- What you need to do
Starting at the first line of the data, please print exactly those lines through the one that holds "2.6, 3.0, 3.4];", omitting every picture.

- Recorded data

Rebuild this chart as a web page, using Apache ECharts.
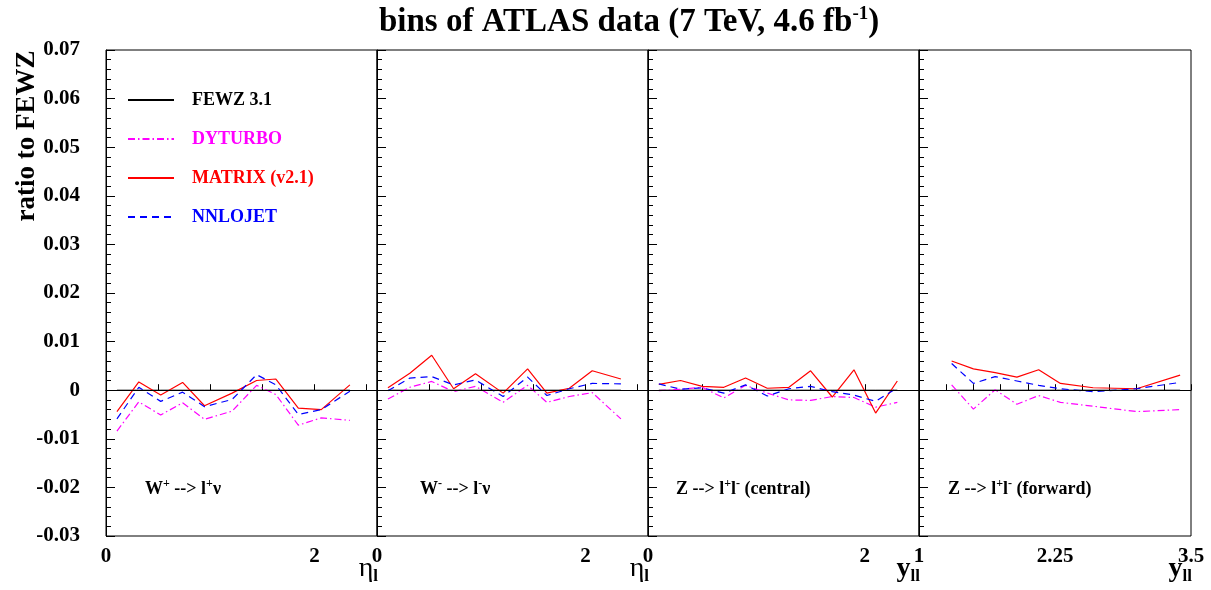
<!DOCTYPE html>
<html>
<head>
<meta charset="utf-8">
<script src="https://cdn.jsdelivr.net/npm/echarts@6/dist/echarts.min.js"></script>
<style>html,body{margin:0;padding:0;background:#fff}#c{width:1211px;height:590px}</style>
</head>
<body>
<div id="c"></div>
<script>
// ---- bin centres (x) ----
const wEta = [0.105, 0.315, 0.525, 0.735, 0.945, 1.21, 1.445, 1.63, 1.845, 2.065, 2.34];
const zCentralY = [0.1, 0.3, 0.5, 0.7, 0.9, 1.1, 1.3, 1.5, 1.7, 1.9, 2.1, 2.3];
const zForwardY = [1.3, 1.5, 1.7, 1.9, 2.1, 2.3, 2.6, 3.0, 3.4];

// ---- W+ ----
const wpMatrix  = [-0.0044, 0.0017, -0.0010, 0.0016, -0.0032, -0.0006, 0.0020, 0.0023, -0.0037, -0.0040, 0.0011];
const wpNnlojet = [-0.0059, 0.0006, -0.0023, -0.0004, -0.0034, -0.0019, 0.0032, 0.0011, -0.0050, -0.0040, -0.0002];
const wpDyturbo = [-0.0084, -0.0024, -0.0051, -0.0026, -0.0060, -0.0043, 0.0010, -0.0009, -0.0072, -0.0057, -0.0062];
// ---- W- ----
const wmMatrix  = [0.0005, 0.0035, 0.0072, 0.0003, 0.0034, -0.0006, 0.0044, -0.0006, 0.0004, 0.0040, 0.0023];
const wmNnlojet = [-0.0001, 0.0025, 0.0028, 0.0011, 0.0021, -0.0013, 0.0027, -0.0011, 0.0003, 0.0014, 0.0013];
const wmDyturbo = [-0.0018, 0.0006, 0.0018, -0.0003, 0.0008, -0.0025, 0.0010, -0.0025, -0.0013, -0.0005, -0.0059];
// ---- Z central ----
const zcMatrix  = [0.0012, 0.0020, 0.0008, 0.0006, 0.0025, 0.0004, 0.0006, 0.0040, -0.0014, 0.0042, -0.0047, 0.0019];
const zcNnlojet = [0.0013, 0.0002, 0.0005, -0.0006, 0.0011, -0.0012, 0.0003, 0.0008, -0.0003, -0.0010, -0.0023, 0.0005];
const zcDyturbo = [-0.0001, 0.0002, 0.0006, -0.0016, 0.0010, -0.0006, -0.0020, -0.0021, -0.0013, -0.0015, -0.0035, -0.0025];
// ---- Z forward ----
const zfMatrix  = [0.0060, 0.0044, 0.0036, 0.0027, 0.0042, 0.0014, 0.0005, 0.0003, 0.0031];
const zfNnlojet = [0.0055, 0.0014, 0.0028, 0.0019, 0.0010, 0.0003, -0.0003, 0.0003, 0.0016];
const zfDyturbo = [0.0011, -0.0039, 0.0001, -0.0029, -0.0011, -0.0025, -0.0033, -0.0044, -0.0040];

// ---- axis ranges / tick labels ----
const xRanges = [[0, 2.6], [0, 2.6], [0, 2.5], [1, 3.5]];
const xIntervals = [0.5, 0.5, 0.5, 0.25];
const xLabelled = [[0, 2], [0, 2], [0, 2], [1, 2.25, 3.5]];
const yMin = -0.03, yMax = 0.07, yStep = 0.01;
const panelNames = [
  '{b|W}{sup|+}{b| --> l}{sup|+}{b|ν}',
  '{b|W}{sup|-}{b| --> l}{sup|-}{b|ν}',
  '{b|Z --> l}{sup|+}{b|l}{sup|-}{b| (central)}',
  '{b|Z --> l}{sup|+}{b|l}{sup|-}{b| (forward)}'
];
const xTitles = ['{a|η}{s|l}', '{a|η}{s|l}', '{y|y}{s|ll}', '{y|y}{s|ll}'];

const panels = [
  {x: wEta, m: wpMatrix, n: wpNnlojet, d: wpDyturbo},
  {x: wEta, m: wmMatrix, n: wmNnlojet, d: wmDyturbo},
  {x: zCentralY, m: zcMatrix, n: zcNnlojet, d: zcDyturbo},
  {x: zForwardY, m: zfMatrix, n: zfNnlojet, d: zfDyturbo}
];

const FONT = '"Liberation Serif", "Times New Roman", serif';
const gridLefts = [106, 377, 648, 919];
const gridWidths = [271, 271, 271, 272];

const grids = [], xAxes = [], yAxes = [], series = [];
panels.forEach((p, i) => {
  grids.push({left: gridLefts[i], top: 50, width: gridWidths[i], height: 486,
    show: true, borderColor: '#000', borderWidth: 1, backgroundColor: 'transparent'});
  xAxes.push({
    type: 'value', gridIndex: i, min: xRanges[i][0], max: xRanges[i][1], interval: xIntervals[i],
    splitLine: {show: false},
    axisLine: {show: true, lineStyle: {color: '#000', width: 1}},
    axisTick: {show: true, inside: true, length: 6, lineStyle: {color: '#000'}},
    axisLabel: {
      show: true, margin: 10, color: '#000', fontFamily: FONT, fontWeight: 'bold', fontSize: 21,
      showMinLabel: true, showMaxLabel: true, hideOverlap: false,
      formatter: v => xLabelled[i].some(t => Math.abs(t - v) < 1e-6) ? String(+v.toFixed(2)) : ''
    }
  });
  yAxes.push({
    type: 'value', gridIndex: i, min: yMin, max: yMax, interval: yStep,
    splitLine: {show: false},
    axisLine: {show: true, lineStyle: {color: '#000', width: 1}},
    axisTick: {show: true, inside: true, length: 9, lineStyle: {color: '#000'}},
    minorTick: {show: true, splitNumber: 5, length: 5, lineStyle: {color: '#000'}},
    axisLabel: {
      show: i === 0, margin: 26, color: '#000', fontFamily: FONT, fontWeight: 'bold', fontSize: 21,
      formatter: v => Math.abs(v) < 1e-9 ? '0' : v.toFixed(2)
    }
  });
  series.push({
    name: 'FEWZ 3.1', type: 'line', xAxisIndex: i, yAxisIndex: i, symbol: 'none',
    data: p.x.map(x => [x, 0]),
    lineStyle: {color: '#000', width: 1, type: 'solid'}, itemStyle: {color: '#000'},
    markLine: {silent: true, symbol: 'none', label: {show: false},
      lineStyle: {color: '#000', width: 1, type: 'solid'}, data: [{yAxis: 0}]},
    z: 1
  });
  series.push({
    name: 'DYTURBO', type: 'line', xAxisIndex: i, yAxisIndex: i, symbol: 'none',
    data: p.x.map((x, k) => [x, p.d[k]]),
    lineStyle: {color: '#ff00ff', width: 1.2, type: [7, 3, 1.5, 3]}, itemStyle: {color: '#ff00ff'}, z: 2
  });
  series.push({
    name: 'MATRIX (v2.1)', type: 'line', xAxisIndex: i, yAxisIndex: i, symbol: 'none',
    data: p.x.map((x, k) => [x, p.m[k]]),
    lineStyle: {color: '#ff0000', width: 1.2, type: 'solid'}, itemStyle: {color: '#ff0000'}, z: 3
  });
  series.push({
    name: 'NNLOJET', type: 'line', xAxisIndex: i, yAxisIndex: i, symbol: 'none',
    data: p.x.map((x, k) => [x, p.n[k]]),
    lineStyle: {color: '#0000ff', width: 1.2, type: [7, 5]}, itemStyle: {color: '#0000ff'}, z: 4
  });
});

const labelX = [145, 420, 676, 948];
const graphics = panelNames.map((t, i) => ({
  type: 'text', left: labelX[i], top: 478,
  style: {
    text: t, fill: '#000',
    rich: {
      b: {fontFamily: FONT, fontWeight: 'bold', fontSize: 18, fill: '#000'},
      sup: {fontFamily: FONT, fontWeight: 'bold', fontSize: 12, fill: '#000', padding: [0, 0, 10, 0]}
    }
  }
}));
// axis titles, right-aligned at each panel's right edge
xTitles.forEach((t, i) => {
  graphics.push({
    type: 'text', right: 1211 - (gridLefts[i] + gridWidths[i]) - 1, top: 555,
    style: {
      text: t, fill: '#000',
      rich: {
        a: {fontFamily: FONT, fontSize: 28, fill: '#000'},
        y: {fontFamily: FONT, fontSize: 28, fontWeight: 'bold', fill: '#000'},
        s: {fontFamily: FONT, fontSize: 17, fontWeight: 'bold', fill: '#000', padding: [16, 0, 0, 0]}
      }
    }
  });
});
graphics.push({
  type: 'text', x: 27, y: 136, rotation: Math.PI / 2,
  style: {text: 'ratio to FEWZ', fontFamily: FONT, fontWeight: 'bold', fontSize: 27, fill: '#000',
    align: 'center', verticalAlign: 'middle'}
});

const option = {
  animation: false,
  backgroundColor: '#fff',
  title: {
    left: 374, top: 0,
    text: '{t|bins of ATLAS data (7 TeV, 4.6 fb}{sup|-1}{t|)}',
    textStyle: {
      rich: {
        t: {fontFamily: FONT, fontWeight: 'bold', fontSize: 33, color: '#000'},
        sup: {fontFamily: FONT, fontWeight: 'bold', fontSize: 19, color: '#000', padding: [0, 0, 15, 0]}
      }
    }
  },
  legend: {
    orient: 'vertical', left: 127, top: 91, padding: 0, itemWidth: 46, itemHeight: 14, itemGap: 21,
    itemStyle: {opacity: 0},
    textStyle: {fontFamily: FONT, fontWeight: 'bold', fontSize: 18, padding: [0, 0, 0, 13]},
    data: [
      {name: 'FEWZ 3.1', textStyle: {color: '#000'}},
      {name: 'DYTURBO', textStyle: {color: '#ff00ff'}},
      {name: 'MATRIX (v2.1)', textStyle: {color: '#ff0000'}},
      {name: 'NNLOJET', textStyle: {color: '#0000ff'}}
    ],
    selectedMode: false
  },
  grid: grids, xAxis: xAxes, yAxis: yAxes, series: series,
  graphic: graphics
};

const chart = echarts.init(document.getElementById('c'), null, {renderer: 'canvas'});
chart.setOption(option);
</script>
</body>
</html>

- Problem solution
Rebuild this chart as a web page, using Apache ECharts.
<!DOCTYPE html>
<html>
<head>
<meta charset="utf-8">
<script src="https://cdn.jsdelivr.net/npm/echarts@6/dist/echarts.min.js"></script>
<style>html,body{margin:0;padding:0;background:#fff}#c{width:1211px;height:590px}</style>
</head>
<body>
<div id="c"></div>
<script>
// ---- bin centres (x) ----
const wEta = [0.105, 0.315, 0.525, 0.735, 0.945, 1.21, 1.445, 1.63, 1.845, 2.065, 2.34];
const zCentralY = [0.1, 0.3, 0.5, 0.7, 0.9, 1.1, 1.3, 1.5, 1.7, 1.9, 2.1, 2.3];
const zForwardY = [1.3, 1.5, 1.7, 1.9, 2.1, 2.3, 2.6, 3.0, 3.4];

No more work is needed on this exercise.